Students had the chance to learn about the many cultural centers and organizations on campus and to win a few prizes at the University of Connecticut’s second Cultural Center Open House on Wednesday.
The event, organized by cultural center leaders and the Undergraduate Student Government Student Development committee, was held on the third and fourth floors of the Student Union, spanning the offices of the African American, Asian American, Native American, Puerto Rican/Latin American Cultural Centers, the Rainbow Center and the Women’s Center.
Over 300 students attended the event in the first hour alone, said Student Development committee chair Irma Valverde.
“We thought that would be the entire event,” she said. “It’s great that so many students came and are having a great time.”
A similar event was held on the 2015 Spring Weekend. Valverde said that the event drew about 500 people total, and the increased attendance is a good sign for the future of the event. She said that the centers learned a lot from last semester’s open house, and hope to host it each semester.
“We are a school of 16,000 undergraduate students, and I’d love to see the attendance in the thousands,” Valverde said.
Students wandered between the centers, learning about their activities and related organizations on campus. The offices hosted games, awarded prizes and stamped “passports” handed out by USG. Getting a full set of stamps earned the student a free t‐shirt, which Student Development committee member George Wang said was a big draw.
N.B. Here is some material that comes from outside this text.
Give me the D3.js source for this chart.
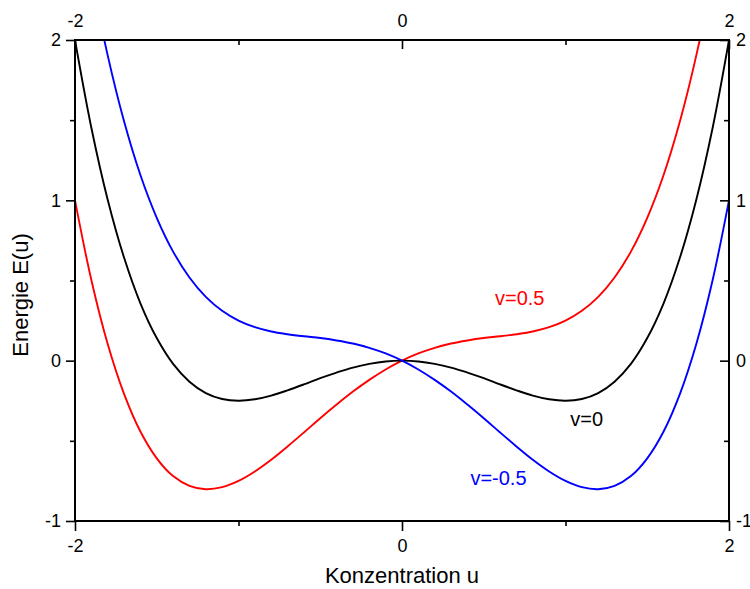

“If you offer free t‐shirts to students, everybody comes,” Wang said.
But t‐shirts and other coffee mugs, water bottles and food offered by the centers, were not the sole reason for attendance. First-semester political science major Jessica Weaver said that she attended to get a feeling of the different cultural groups on campus.
“I already planned on joining the Women’s Center,” Weaver said, “and this gave me all the more reason to.”
The Women’s Center hosted a series of instructional games intended to educate students on women’s history and rights and build intersectionality awareness.
“We tried to make this as informative and fun as possible,” said Women’s Center program coordinator, Chelsea Meagher. “People have been responding really well and had a lot to contribute to the conversation.”
Other cultural centers showcased the attributes of the many student communities they represent.
Kiana Cao, third-semester graphic design and computer science major, of the Asian American Cultural Center, said that the group focused on advocating their motto, “Many Cultures, One Community,” and the support they give and receive from other cultural centers.
“These are our brothers and sisters and we need to support them,” Cao said. They also offered delicacies from the many cultures they represent to guests.
The event was a great way to draw students to the cultural centers that would not normally join them, she said. Many students feel that they are not permitted to join because they are not from the same ethnicity, but Cao said that no club should exclude a member based on race.
Valverde said she sees the relationship between the UConn cultural centers and USG growing.
“It’s great to see the two organizations working together,” she said.